**Work to be completed**. Copy each line of the data below exactly, leaving out pictures.

────

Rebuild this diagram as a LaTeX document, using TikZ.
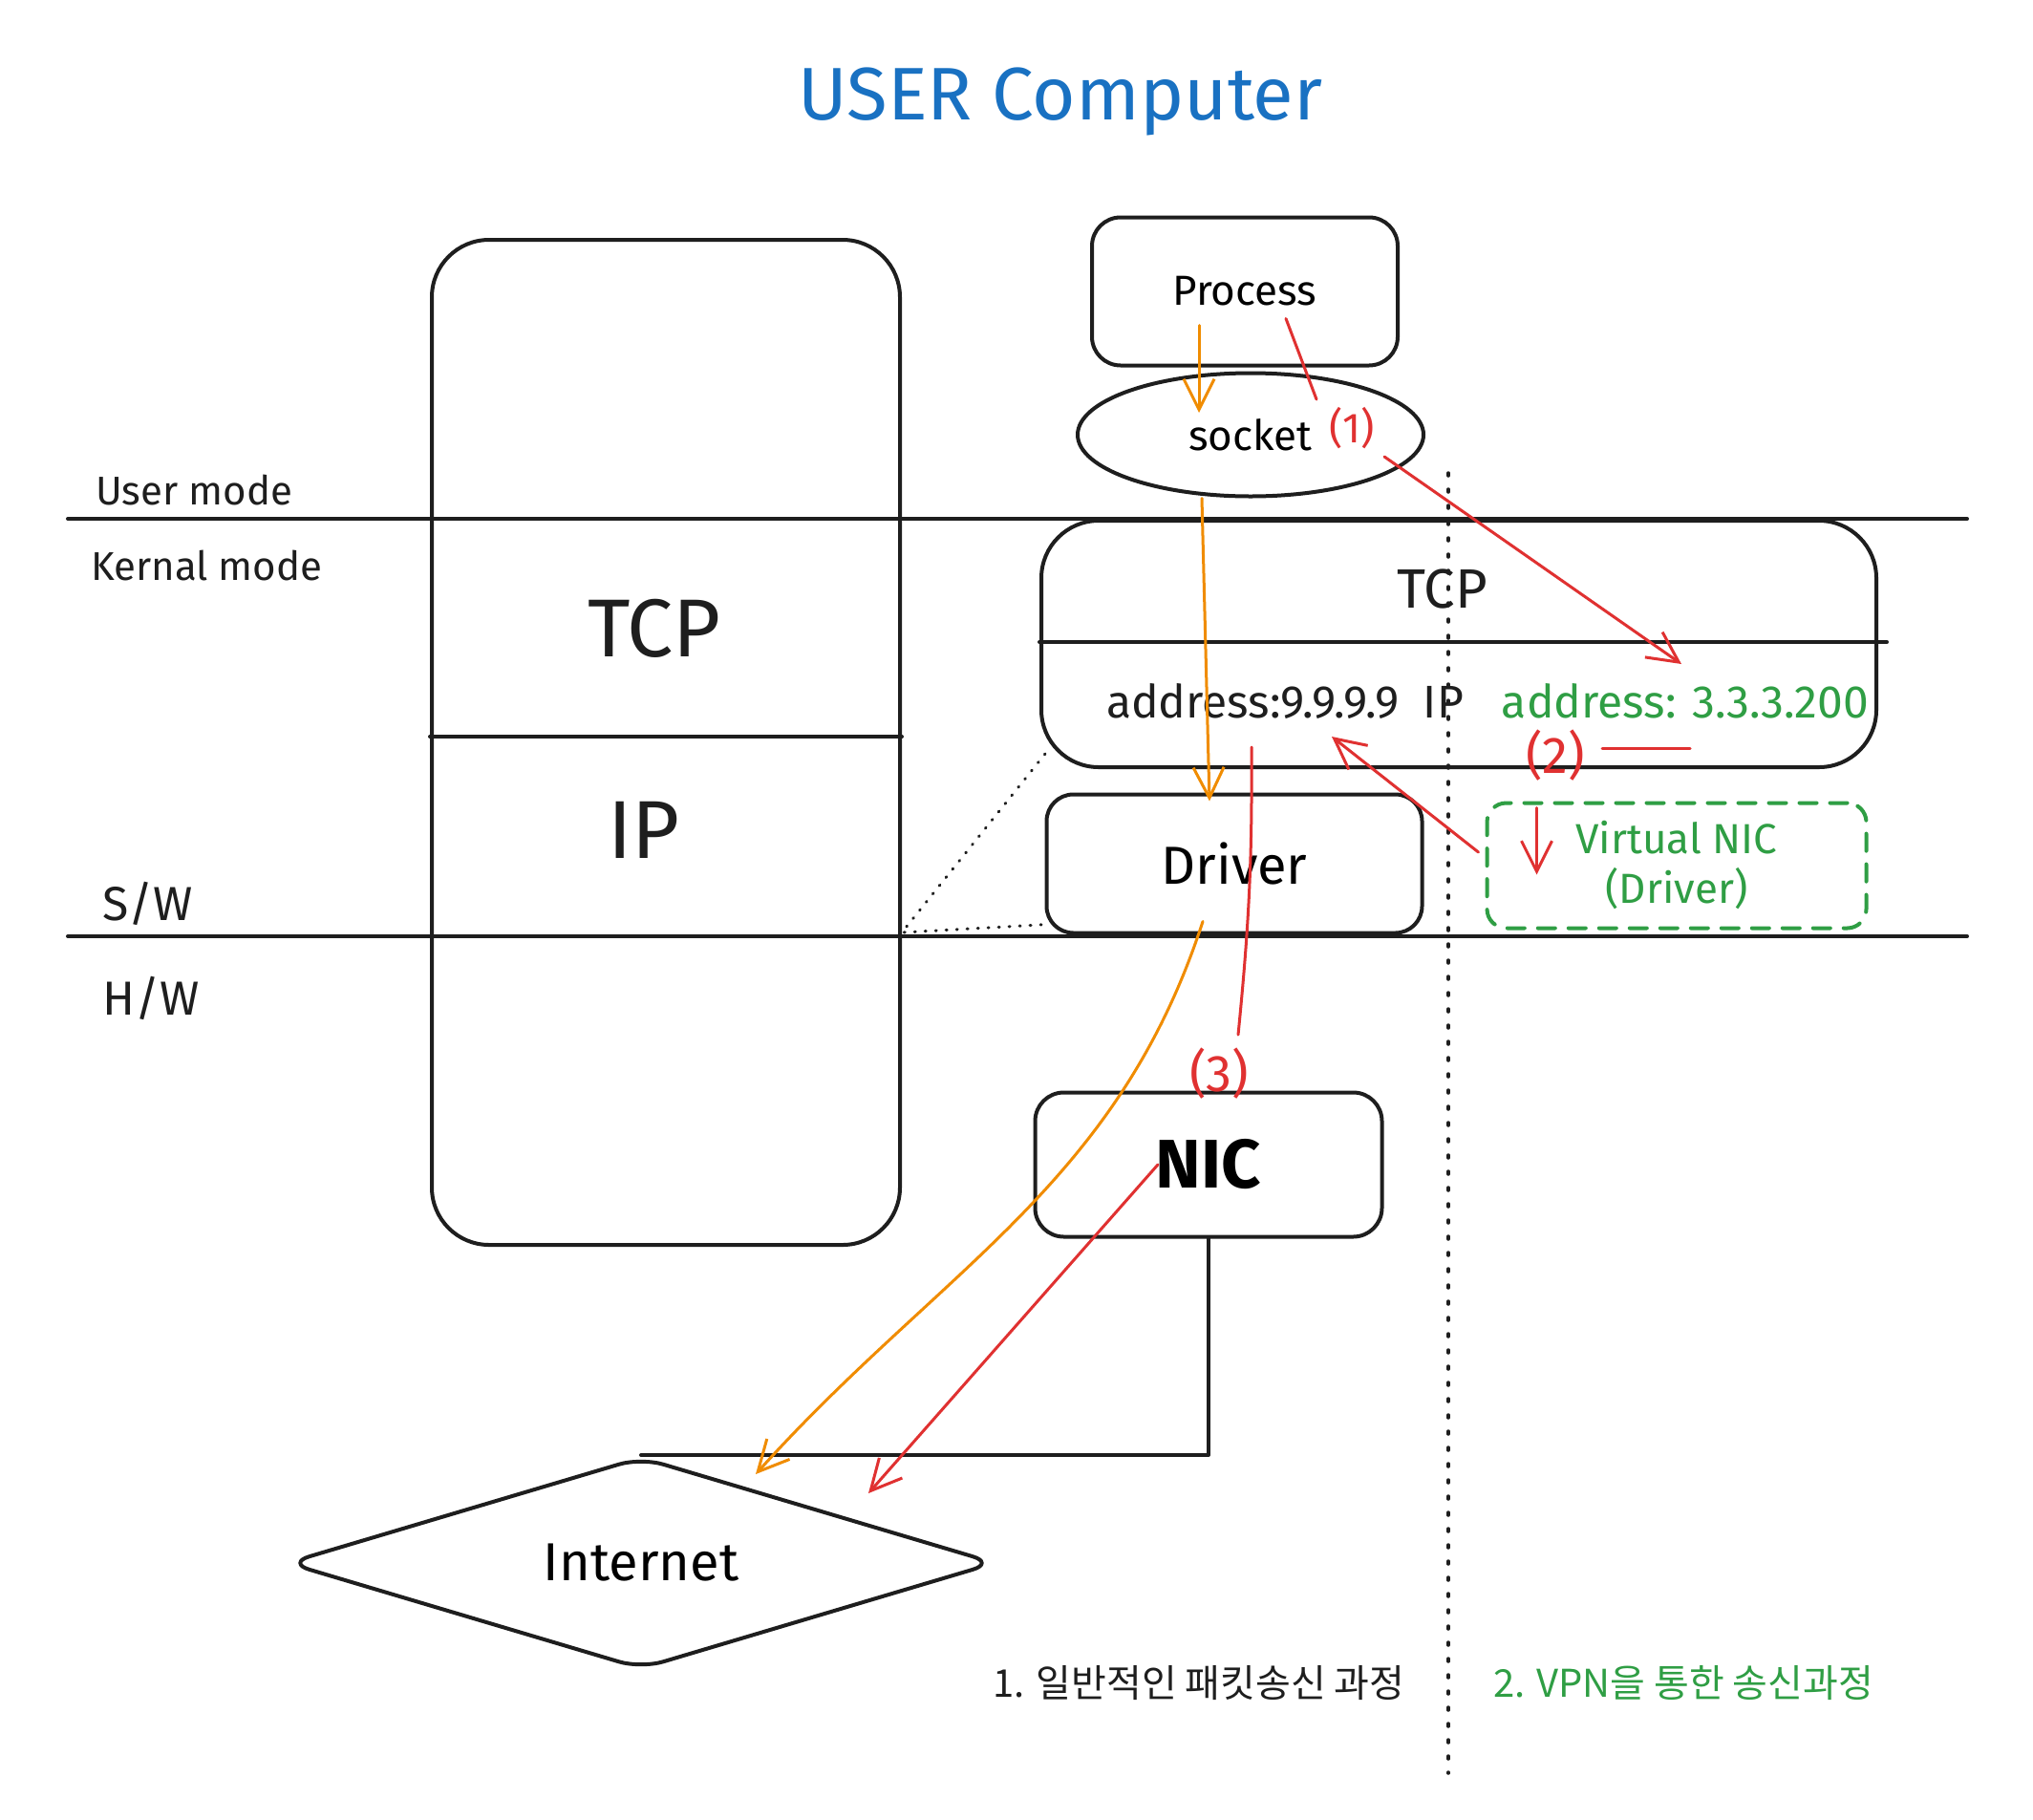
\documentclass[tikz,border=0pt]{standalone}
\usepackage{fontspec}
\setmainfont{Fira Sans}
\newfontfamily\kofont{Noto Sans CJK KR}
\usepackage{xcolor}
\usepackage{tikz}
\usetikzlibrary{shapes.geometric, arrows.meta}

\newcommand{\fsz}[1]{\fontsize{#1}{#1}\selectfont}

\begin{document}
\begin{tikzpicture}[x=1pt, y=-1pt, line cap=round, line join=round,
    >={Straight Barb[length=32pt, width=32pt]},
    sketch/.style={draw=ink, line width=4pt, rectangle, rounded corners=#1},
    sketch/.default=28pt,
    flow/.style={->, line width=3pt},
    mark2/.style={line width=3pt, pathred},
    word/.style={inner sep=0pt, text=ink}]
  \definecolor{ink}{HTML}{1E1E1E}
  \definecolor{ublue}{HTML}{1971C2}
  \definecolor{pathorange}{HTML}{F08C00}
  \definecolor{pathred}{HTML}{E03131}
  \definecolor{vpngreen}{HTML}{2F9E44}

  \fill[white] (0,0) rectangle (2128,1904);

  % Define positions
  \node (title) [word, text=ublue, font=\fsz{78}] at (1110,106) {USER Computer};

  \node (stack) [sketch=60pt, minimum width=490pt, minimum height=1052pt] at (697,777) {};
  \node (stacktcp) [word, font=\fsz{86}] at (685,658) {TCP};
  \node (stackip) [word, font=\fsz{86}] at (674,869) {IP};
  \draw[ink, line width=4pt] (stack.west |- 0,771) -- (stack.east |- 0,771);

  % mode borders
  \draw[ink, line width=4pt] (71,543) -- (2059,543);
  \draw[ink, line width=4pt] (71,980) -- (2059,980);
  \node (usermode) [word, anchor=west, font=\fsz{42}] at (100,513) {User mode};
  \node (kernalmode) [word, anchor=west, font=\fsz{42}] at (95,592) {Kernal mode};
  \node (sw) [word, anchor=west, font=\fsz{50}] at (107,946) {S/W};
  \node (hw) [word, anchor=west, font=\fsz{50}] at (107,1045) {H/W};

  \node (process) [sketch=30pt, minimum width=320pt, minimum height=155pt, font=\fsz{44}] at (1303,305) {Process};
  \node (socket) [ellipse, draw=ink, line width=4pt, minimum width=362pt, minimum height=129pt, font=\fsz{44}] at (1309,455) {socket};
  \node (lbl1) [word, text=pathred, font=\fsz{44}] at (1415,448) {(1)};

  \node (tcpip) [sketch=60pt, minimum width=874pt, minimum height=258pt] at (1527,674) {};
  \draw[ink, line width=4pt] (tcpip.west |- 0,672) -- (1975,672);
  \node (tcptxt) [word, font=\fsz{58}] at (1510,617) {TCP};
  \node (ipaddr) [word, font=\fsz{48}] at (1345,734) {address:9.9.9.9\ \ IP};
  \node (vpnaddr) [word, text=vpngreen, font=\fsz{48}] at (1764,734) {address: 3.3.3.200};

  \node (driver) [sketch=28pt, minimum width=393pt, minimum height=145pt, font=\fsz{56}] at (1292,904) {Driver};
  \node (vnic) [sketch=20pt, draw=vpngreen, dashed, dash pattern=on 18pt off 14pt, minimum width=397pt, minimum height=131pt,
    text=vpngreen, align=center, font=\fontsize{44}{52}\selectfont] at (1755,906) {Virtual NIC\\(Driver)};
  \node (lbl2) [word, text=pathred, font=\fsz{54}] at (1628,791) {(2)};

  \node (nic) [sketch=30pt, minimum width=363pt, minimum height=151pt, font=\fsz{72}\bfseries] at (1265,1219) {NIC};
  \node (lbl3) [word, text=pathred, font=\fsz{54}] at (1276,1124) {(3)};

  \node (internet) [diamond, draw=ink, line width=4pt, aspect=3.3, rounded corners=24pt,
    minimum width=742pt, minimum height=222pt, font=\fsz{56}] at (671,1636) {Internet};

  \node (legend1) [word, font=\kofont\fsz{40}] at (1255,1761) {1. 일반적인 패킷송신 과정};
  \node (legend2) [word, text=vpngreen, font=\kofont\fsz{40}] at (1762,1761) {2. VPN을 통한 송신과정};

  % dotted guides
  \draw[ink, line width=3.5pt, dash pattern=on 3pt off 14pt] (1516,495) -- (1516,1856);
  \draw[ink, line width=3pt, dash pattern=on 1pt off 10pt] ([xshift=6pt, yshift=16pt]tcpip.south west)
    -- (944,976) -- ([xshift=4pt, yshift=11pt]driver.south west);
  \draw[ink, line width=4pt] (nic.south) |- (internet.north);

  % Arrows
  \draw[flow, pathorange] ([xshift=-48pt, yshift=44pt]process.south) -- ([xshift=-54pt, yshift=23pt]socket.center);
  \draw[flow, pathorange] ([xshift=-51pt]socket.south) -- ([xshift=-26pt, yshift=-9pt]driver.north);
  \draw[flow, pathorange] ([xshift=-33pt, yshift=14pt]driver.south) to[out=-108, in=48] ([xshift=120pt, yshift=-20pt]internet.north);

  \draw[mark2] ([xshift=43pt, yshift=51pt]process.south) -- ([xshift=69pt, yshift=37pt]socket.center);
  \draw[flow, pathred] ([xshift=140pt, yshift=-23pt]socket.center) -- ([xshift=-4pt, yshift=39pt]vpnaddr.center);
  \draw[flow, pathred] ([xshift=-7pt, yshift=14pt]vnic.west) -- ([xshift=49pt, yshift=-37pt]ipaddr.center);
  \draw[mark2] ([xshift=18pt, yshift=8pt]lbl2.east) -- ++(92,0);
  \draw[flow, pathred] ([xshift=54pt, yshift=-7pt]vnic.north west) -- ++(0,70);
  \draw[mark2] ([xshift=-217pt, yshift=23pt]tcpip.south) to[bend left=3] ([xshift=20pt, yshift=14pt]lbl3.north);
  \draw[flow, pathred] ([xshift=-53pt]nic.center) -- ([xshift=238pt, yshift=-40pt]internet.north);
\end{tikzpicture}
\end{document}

────

**Problem solution**.
Rebuild this diagram as a LaTeX document, using TikZ.
\documentclass[tikz,border=0pt]{standalone}
\usepackage{fontspec}
\setmainfont{Fira Sans}
\newfontfamily\kofont{Noto Sans CJK KR}
\usepackage{xcolor}
\usepackage{tikz}
\usetikzlibrary{shapes.geometric, arrows.meta}

\newcommand{\fsz}[1]{\fontsize{#1}{#1}\selectfont}

\begin{document}
\begin{tikzpicture}[x=1pt, y=-1pt, line cap=round, line join=round,
    >={Straight Barb[length=32pt, width=32pt]},
    sketch/.style={draw=ink, line width=4pt, rectangle, rounded corners=#1},
    sketch/.default=28pt,
    flow/.style={->, line width=3pt},
    mark2/.style={line width=3pt, pathred},
    word/.style={inner sep=0pt, text=ink}]
  \definecolor{ink}{HTML}{1E1E1E}
  \definecolor{ublue}{HTML}{1971C2}
  \definecolor{pathorange}{HTML}{F08C00}
  \definecolor{pathred}{HTML}{E03131}
  \definecolor{vpngreen}{HTML}{2F9E44}

  \fill[white] (0,0) rectangle (2128,1904);

  % Define positions
  \node (title) [word, text=ublue, font=\fsz{78}] at (1110,106) {USER Computer};

  \node (stack) [sketch=60pt, minimum width=490pt, minimum height=1052pt] at (697,777) {};
  \node (stacktcp) [word, font=\fsz{86}] at (685,658) {TCP};
  \node (stackip) [word, font=\fsz{86}] at (674,869) {IP};
  \draw[ink, line width=4pt] (stack.west |- 0,771) -- (stack.east |- 0,771);

  % mode borders
  \draw[ink, line width=4pt] (71,543) -- (2059,543);
  \draw[ink, line width=4pt] (71,980) -- (2059,980);
  \node (usermode) [word, anchor=west, font=\fsz{42}] at (100,513) {User mode};
  \node (kernalmode) [word, anchor=west, font=\fsz{42}] at (95,592) {Kernal mode};
  \node (sw) [word, anchor=west, font=\fsz{50}] at (107,946) {S/W};
  \node (hw) [word, anchor=west, font=\fsz{50}] at (107,1045) {H/W};

  \node (process) [sketch=30pt, minimum width=320pt, minimum height=155pt, font=\fsz{44}] at (1303,305) {Process};
  \node (socket) [ellipse, draw=ink, line width=4pt, minimum width=362pt, minimum height=129pt, font=\fsz{44}] at (1309,455) {socket};
  \node (lbl1) [word, text=pathred, font=\fsz{44}] at (1415,448) {(1)};

  \node (tcpip) [sketch=60pt, minimum width=874pt, minimum height=258pt] at (1527,674) {};
  \draw[ink, line width=4pt] (tcpip.west |- 0,672) -- (1975,672);
  \node (tcptxt) [word, font=\fsz{58}] at (1510,617) {TCP};
  \node (ipaddr) [word, font=\fsz{48}] at (1345,734) {address:9.9.9.9\ \ IP};
  \node (vpnaddr) [word, text=vpngreen, font=\fsz{48}] at (1764,734) {address: 3.3.3.200};

  \node (driver) [sketch=28pt, minimum width=393pt, minimum height=145pt, font=\fsz{56}] at (1292,904) {Driver};
  \node (vnic) [sketch=20pt, draw=vpngreen, dashed, dash pattern=on 18pt off 14pt, minimum width=397pt, minimum height=131pt,
    text=vpngreen, align=center, font=\fontsize{44}{52}\selectfont] at (1755,906) {Virtual NIC\\(Driver)};
  \node (lbl2) [word, text=pathred, font=\fsz{54}] at (1628,791) {(2)};

  \node (nic) [sketch=30pt, minimum width=363pt, minimum height=151pt, font=\fsz{72}\bfseries] at (1265,1219) {NIC};
  \node (lbl3) [word, text=pathred, font=\fsz{54}] at (1276,1124) {(3)};

  \node (internet) [diamond, draw=ink, line width=4pt, aspect=3.3, rounded corners=24pt,
    minimum width=742pt, minimum height=222pt, font=\fsz{56}] at (671,1636) {Internet};

  \node (legend1) [word, font=\kofont\fsz{40}] at (1255,1761) {1. 일반적인 패킷송신 과정};
  \node (legend2) [word, text=vpngreen, font=\kofont\fsz{40}] at (1762,1761) {2. VPN을 통한 송신과정};

  % dotted guides
  \draw[ink, line width=3.5pt, dash pattern=on 3pt off 14pt] (1516,495) -- (1516,1856);
  \draw[ink, line width=3pt, dash pattern=on 1pt off 10pt] ([xshift=6pt, yshift=16pt]tcpip.south west)
    -- (944,976) -- ([xshift=4pt, yshift=11pt]driver.south west);
  \draw[ink, line width=4pt] (nic.south) |- (internet.north);

  % Arrows
  \draw[flow, pathorange] ([xshift=-48pt, yshift=44pt]process.south) -- ([xshift=-54pt, yshift=23pt]socket.center);
  \draw[flow, pathorange] ([xshift=-51pt]socket.south) -- ([xshift=-26pt, yshift=-9pt]driver.north);
  \draw[flow, pathorange] ([xshift=-33pt, yshift=14pt]driver.south) to[out=-108, in=48] ([xshift=120pt, yshift=-20pt]internet.north);

  \draw[mark2] ([xshift=43pt, yshift=51pt]process.south) -- ([xshift=69pt, yshift=37pt]socket.center);
  \draw[flow, pathred] ([xshift=140pt, yshift=-23pt]socket.center) -- ([xshift=-4pt, yshift=39pt]vpnaddr.center);
  \draw[flow, pathred] ([xshift=-7pt, yshift=14pt]vnic.west) -- ([xshift=49pt, yshift=-37pt]ipaddr.center);
  \draw[mark2] ([xshift=18pt, yshift=8pt]lbl2.east) -- ++(92,0);
  \draw[flow, pathred] ([xshift=54pt, yshift=-7pt]vnic.north west) -- ++(0,70);
  \draw[mark2] ([xshift=-217pt, yshift=23pt]tcpip.south) to[bend left=3] ([xshift=20pt, yshift=14pt]lbl3.north);
  \draw[flow, pathred] ([xshift=-53pt]nic.center) -- ([xshift=238pt, yshift=-40pt]internet.north);
\end{tikzpicture}
\end{document}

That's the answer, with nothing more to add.